Alternative movements have long strived to showcase multiple worlds beyond the gaze of the “White Savor.” Indigenous defenders of territory as well as agrarian movements fighting for their cultural and food sovereignty have put forward and embodied alternative types of relationships, both transforming and being transformed by their interactions with each other and the land. A decolonial ecological strategy would prioritize the necessary reparations and payments of historically accumulated ecological debt. Such reparations would require a firm commitment to breaking the destructive logic of capital and property relations by creating or restoring other forms of human-nature relationships, rooted in commitments to reversing historical and ongoing injustice and advocating strategies in line with demands from the Cochabamba People’s Summit in 2010. This would entail more than a re-distribution of risks and benefits; it would involve the material transfer of land back to Indigenous communities, the re-centring of repressed knowledge systems, as well as restoring the livelihood autonomy and control that have been usurped by the modernizing project.

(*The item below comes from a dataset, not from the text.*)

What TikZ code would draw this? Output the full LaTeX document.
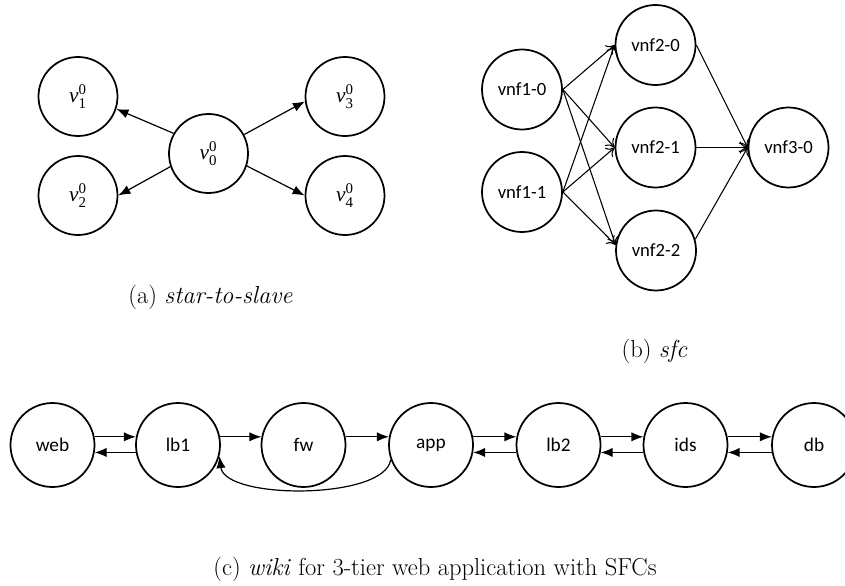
\documentclass[tikz,border=0pt]{standalone}
\usepackage{amsmath}
\usepackage{fontspec}
\newfontfamily\carlito{Carlito}
\newfontfamily\timesf{Liberation Serif}
\usetikzlibrary{arrows.meta}
\newlength\pxu \setlength\pxu{0.75pt}
\newcommand\vlab[1]{$\text{\timesf\itshape v}^{\text{\timesf 0}}_{\text{\timesf #1}}$}
\tikzset{
  circa/.style={circle, draw, line width=1.3pt, minimum size=79\pxu, inner sep=0pt, font=\timesf\fontsize{16}{18}\selectfont},
  circb/.style={circle, draw, line width=1.3pt, minimum size=80\pxu, inner sep=0pt, font=\carlito\fontsize{14}{16}\selectfont},
  circc/.style={circle, draw, line width=1.3pt, minimum size=84\pxu, inner sep=0pt, font=\carlito\fontsize{14.5}{16}\selectfont},
  fa/.style={line width=0.9pt, -{Latex[length=9pt,width=7pt]}},
  oa/.style={line width=0.8pt, -{To[length=6pt,width=9pt]}},
  captxt/.style={font=\fontsize{18.4}{21}\selectfont},
}
\begin{document}
\begin{tikzpicture}[x=0.75pt,y=-0.75pt]
\useasboundingbox (0,0) rectangle (845,585);
% (a)
\node[circa] (v0) at (208.5,153.5) {\vlab{0}};
\node[circa] (v1) at (78,96.5) {\vlab{1}};
\node[circa] (v2) at (78,195.5) {\vlab{2}};
\node[circa] (v3) at (345,96.5) {\vlab{3}};
\node[circa] (v4) at (345,195.5) {\vlab{4}};
\draw[fa] (v0.150) -- (v1.342);
\draw[fa] (v0.199) -- (v2.east);
\draw[fa] (v0.28) -- (v3.187);
\draw[fa] (v0.342) -- (v4.west);
\node[captxt] (capa) at (210.5,297) {(a) \textit{star-to-slave}};
% (b)
\node[circb] (n10) at (522,89.5) {vnf1-0};
\node[circb] (n11) at (522,192) {vnf1-1};
\node[circb] (n20) at (655.5,45) {vnf2-0};
\node[circb] (n21) at (655.5,147.5) {vnf2-1};
\node[circb] (n22) at (656,250.5) {vnf2-2};
\node[circb] (n30) at (788.5,147.5) {vnf3-0};
\foreach \s in {n10,n11}{
  \draw[oa] (\s.east) -- (n20.west);
  \draw[oa] (\s.east) -- (n21.west);
  \draw[oa] (\s.east) -- (n22.172);
}
\draw[oa] (n20.east) -- (n30.west);
\draw[oa] (n21.east) -- (n30.west);
\draw[oa] (n22.16) -- (n30.west);
\node[captxt] (capb) at (654.5,351) {(b) \textit{sfc}};
% (c)
\node[circc] (web) at (52.5,445) {web};
\node[circc] (lb1) at (178,445) {lb1};
\node[circc] (fw) at (303.5,445) {fw};
\node[circc] (app) at (431,445) {app};
\node[circc] (lb2) at (558.5,445) {lb2};
\node[circc] (ids) at (685.5,445) {ids};
\node[circc] (db) at (814,445) {db};
\foreach \a/\b in {web/lb1,app/lb2,lb2/ids,ids/db}{
  \draw[fa] (\a.11) -- (\b.169);
  \draw[fa] (\b.190) -- (\a.350);
}
\draw[fa] (lb1.11) -- (fw.169);
\draw[fa] (fw.11) -- (app.169);
\draw[fa] (app.200) .. controls (385,500) and (225,500) .. (lb1.-15);
\node[captxt] (capc) at (435,569) {(c) \textit{wiki} for 3-tier web application with SFCs};
\end{tikzpicture}
\end{document}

As agrarian scholar Max Ajl notes, reforestation can take place through forest-gardens and other polyculture-based farming techniques that require the recognition of land rights and self-determination to tend to forests, produce nutritious food, and sequester carbon. Such an approach lies in opposition to half-earth nature preservation strategies that would devastate people in the Global South. If Europe is to overcome “White Savor” conservation strategies, it must reflect deeply on its internal historical complicity with the current ecological breakdown and it must finally begin to listen to and respect the voices of those who have been and continue to be silenced.